+++ DATASET EXCERPT

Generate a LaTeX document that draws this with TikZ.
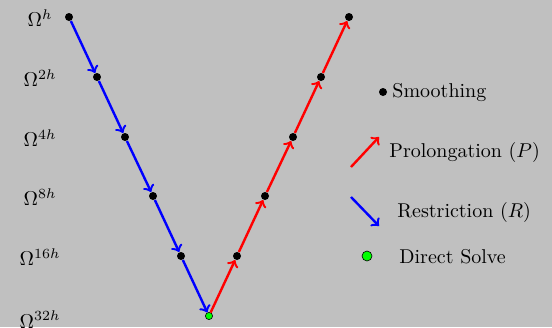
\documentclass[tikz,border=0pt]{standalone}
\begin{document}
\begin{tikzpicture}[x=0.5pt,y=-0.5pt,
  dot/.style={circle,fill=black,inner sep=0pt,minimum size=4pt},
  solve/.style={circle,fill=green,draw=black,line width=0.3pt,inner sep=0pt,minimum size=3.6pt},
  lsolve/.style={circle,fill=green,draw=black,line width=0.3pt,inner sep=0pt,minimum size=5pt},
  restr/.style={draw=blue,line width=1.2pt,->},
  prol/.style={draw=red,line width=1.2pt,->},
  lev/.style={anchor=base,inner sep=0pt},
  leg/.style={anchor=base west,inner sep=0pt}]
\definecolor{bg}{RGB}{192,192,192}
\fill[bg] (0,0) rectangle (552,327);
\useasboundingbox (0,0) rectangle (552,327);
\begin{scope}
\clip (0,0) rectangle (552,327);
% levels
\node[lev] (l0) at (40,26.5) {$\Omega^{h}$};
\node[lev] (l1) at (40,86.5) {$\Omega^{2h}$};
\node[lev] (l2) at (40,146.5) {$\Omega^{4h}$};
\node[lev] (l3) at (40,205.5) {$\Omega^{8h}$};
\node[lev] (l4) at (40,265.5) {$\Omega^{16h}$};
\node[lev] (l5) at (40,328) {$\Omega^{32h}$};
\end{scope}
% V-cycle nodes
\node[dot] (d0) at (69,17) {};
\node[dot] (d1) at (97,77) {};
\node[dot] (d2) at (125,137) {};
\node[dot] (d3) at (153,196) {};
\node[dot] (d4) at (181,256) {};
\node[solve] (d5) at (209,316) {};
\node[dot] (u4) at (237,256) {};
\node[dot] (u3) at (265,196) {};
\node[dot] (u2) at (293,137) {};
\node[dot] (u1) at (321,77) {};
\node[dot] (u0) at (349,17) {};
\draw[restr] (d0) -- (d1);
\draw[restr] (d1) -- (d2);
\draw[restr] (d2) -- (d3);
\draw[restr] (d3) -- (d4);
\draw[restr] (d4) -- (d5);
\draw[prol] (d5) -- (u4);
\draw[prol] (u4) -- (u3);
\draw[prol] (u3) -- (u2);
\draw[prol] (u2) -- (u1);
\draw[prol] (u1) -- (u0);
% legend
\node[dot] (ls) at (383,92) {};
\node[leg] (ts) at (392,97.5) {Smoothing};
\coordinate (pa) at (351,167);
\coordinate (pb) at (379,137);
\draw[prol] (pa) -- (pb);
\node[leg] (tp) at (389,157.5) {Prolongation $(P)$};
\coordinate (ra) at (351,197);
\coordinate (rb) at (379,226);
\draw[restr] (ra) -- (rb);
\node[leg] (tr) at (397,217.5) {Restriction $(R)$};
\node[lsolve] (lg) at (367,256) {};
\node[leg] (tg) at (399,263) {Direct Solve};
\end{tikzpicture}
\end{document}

++++++

PROBLEM DETAILS:
Transcribe all the data word for word; the images stay out.

EXERCISE OUTPUT:
Generate a LaTeX document that draws this with TikZ.
\documentclass[tikz,border=0pt]{standalone}
\begin{document}
\begin{tikzpicture}[x=0.5pt,y=-0.5pt,
  dot/.style={circle,fill=black,inner sep=0pt,minimum size=4pt},
  solve/.style={circle,fill=green,draw=black,line width=0.3pt,inner sep=0pt,minimum size=3.6pt},
  lsolve/.style={circle,fill=green,draw=black,line width=0.3pt,inner sep=0pt,minimum size=5pt},
  restr/.style={draw=blue,line width=1.2pt,->},
  prol/.style={draw=red,line width=1.2pt,->},
  lev/.style={anchor=base,inner sep=0pt},
  leg/.style={anchor=base west,inner sep=0pt}]
\definecolor{bg}{RGB}{192,192,192}
\fill[bg] (0,0) rectangle (552,327);
\useasboundingbox (0,0) rectangle (552,327);
\begin{scope}
\clip (0,0) rectangle (552,327);
% levels
\node[lev] (l0) at (40,26.5) {$\Omega^{h}$};
\node[lev] (l1) at (40,86.5) {$\Omega^{2h}$};
\node[lev] (l2) at (40,146.5) {$\Omega^{4h}$};
\node[lev] (l3) at (40,205.5) {$\Omega^{8h}$};
\node[lev] (l4) at (40,265.5) {$\Omega^{16h}$};
\node[lev] (l5) at (40,328) {$\Omega^{32h}$};
\end{scope}
% V-cycle nodes
\node[dot] (d0) at (69,17) {};
\node[dot] (d1) at (97,77) {};
\node[dot] (d2) at (125,137) {};
\node[dot] (d3) at (153,196) {};
\node[dot] (d4) at (181,256) {};
\node[solve] (d5) at (209,316) {};
\node[dot] (u4) at (237,256) {};
\node[dot] (u3) at (265,196) {};
\node[dot] (u2) at (293,137) {};
\node[dot] (u1) at (321,77) {};
\node[dot] (u0) at (349,17) {};
\draw[restr] (d0) -- (d1);
\draw[restr] (d1) -- (d2);
\draw[restr] (d2) -- (d3);
\draw[restr] (d3) -- (d4);
\draw[restr] (d4) -- (d5);
\draw[prol] (d5) -- (u4);
\draw[prol] (u4) -- (u3);
\draw[prol] (u3) -- (u2);
\draw[prol] (u2) -- (u1);
\draw[prol] (u1) -- (u0);
% legend
\node[dot] (ls) at (383,92) {};
\node[leg] (ts) at (392,97.5) {Smoothing};
\coordinate (pa) at (351,167);
\coordinate (pb) at (379,137);
\draw[prol] (pa) -- (pb);
\node[leg] (tp) at (389,157.5) {Prolongation $(P)$};
\coordinate (ra) at (351,197);
\coordinate (rb) at (379,226);
\draw[restr] (ra) -- (rb);
\node[leg] (tr) at (397,217.5) {Restriction $(R)$};
\node[lsolve] (lg) at (367,256) {};
\node[leg] (tg) at (399,263) {Direct Solve};
\end{tikzpicture}
\end{document}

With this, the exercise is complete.